"It's frightening." Nikki whispered. "He could still be in the house. I don't know what to do. I feel so violated." You see, her son Josh baked a cake.
"Don't panic, that's the most important thing." I wanted to help her through this, his first expedition into the kitchen for more than something wrapped in cellophane.
"It's still here. I've never been scared of food. This thing frightens me."
Apparently Josh and a buddy came home from school and had a hankering' for something sweet. Finding nothing, they decided to make IT. After all, they are men (14 years old, right smack in the middle of hormone induced delusions of grandeur).

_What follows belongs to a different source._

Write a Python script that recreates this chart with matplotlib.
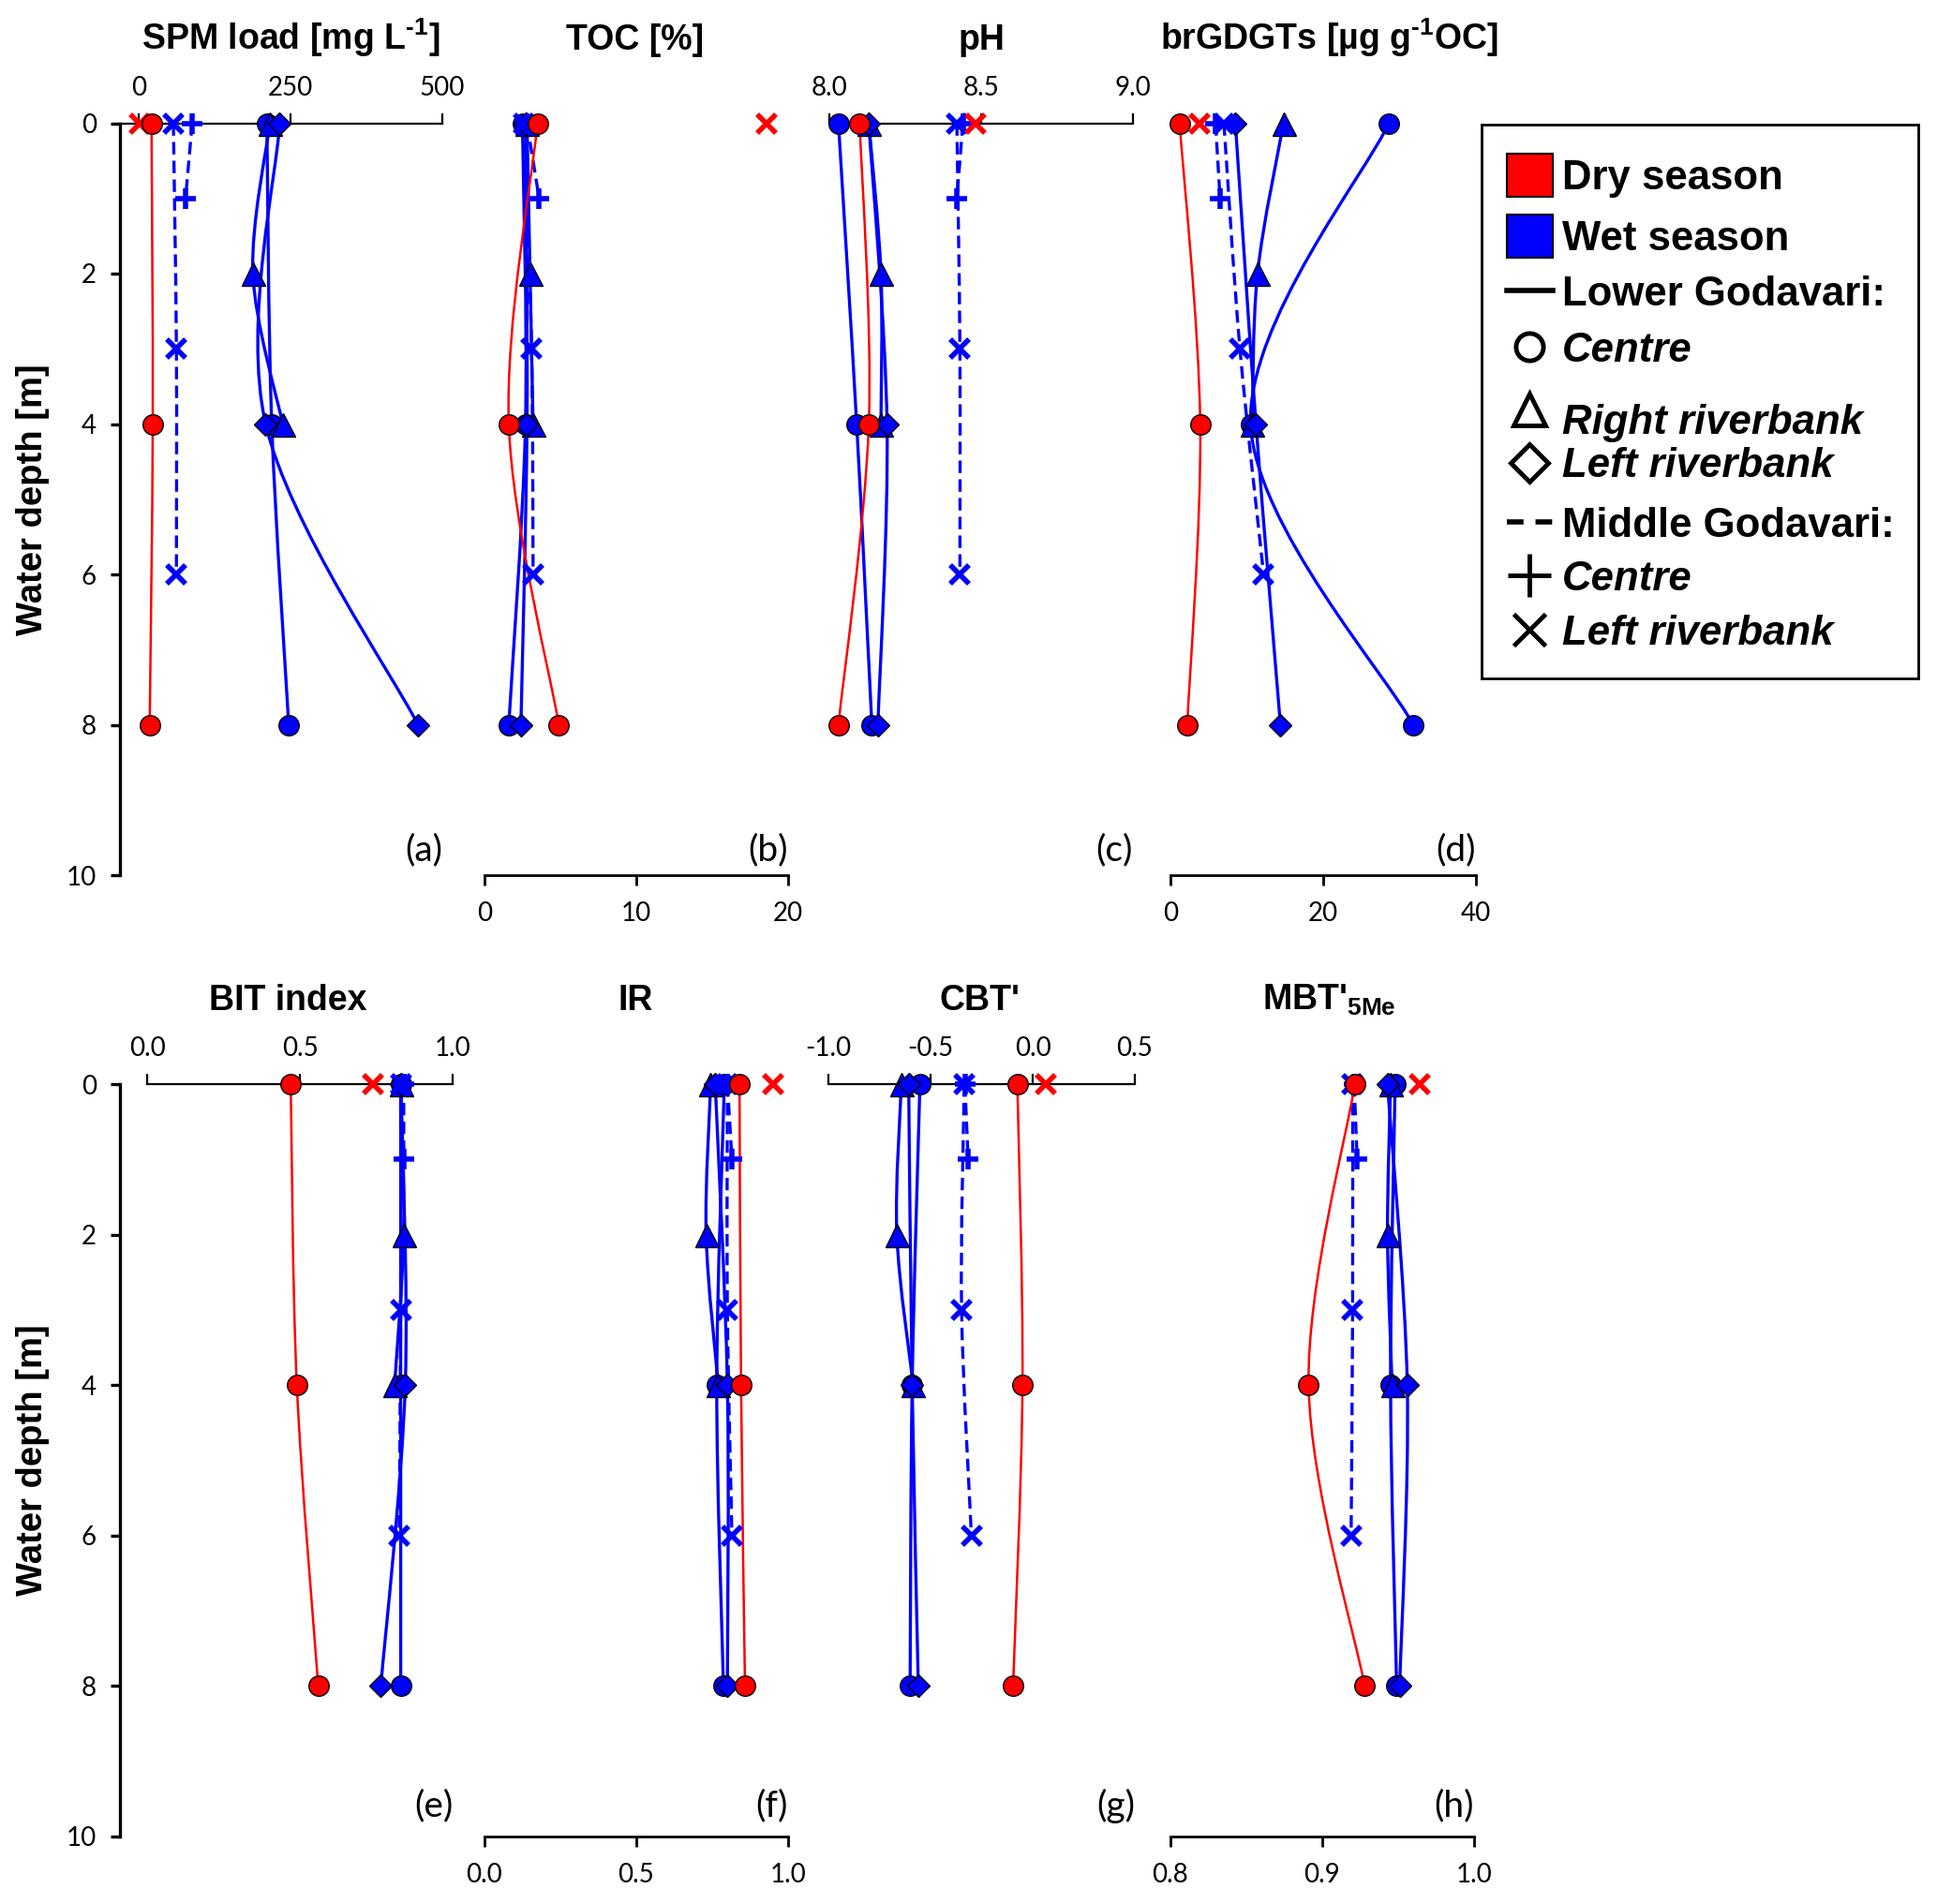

These two teenage Neanderthals didn't know the difference between a Dutch oven and a boning knife. They used pie tins to make the three layers for the cake. If you don't bake at all, believe me this is a dangerous way to go. That gentle slope that makes pies so inviting also makes cake layers slip and slide all over the place creating a Mt. St. Helen's cake. It's ugly, messy, and destroys anything in it's path.
I consider myself a very good cook. It's something I can take pride in without feeling guilty or apologetic. (Being raised in the Macho world the Jimenez family, pride in anything besides the family and the kitchen is frowned upon). Over the years, I have found my niche in the kitchen. I do dinner. More specifically, I create main dishes that make you cry for your mother. My appetizers aren't bad but they aren't for everyone. I like overpowering appetizers like marinated mushrooms that are so full of garlic, onion and vinegar they hurt.
Leslie, cannot cook. When I met her she could burn water. I don't mean she would simply boil off all the water in a pan ... I mean she was so bad in the kitchen a pan of water would actually burst into flames out of self defense. So far she has melted the handles off two coffee pots.
While I have been honing my skills, she's been discovering hers. She can bake bread. I'm sure it's because she follows the recipe religiously unlike us creative types who take it as a mere suggestion. The first time she did it, I was amazed but proud. The loaf was a beautiful golden brown, the crust was firm and crunchy but not hard. The middle well cooked with loads of air bubbles to make it light and aromatic. Inwardly I knew it was a fluke. Then she did it again. Same results. After the third time, I had to admit to myself that she can make bread while all I could do is get yeast infections.
The last time I tried to make any sort of bread-like product was over eight years ago. It was cinnamon buns. I combined, I beat, I kneaded and I waited. The dough didn't seem to rise but I wasn't sure how much it would because it was cinnamon buns, (maybe a distant cousin to bread but not exactly bread). I moved on. I rolled up the dough and cut it into 12 two-inch rolls. The recipe mentioned twenty-four to thirty but I figured it was like the pancake recipes. It says you should get 37 dozen dollar sized pancakes and I end up with eight.
I put the buns in the oven and enjoyed the smell. I was feeling very Mary Homemaker. I was mystified when I pulled them out of the oven. They were exactly the same size as when I put them in. They were beautiful and golden with the hot sugar glistening at me but they didn't raise to the puffy equivalent of the picture next to the recipe. Oh well; Big Macs never look the same either.
I picked one up. The thing must have weighed a pound and the density made me nervous. I tried to bit into it. I say I tried because the damn thing was hard as a rock. I hadn't made cinnamon buns, I'd made ceramic representation of pastry! I was crushed. I decided to try again but I needed more supplies for another attempt. Just at that moment, Leslie walked in and mentioned how good the house smelled.
I headed for the front door as she headed to the kitchen. As I put on my jacket she said, "God, these look great. Looks like you succeeded!"
There was no way for her to know. I said something smart-ass about baking baseballs. She thought it was so funny she picked one up and threw it at me. The bun hit my forehead with such force and weight it raised a welt.
Struck down, like Goliath, with my own cinnamon bun. Talk about adding insult to injury.